Sejalan dengan naiknya pendapatan, beban perseroan juga naik 12,8 persen menjadi Rp40.801,1 miliar pada 2023. Kenaikan ini terutama disebabkan oleh kenaikan beban penyusutan dan amortisasi, beban pemasaran dan penurunan pendapatan operasional lain-lain, yang diimbangi oleh penurunan beban penyelenggaraan jasa, beban karyawan serta beban umum dan administrasi.
"Sementara EBITDA sebesar Rp23,9 triliun meningkat sebesar 23 persen secara tahunan akibat kombinasi pertumbuhan pendapatan dan momentum optimalisasi biaya. Margin EBITDA tercatat sebesar 46,7 persen pada tahun lalu," kata manajemen dalam keterbukaan informasi kepada Bursa Efek Indonesia (BEI), Jumat (23/2).
Meski begitu, laba operasi perseroan turun tipis 1,5 persen menjadi Rp10,42 triliun dari yang sebelumnya Rp10,59 triliun. Perusahaan juga mencatat beban lain-lain bersih sebesar Rp4,49 triliun, naik 10,9 persen secara tahunan disebabkan oleh naiknya biaya keuangan pada liabilitas sewa, dan kerugian nilai tukar.

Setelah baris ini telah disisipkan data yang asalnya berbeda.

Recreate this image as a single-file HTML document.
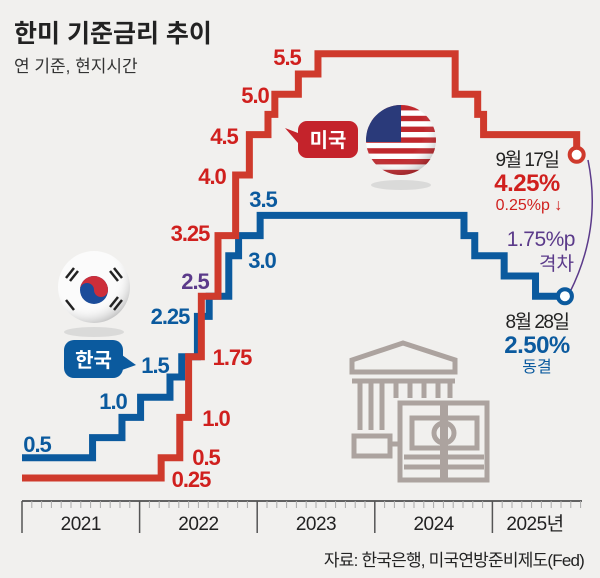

Hasilnya, kinerja laba bersih perseroan pun tergerus 10,9 persen menjadi Rp4,50 triliun terutama disebabkan oleh penurunan pendapatan operasional lain-lain satu-kali, peningkatan biaya penyusutan dan amortisasi, dan peningkatan biaya pemasaran yang diimbangi oleh peningkatan pendapatan, penurunan beban penyelenggaraan jasa, beban karyawan dan beban umum dan administrasi.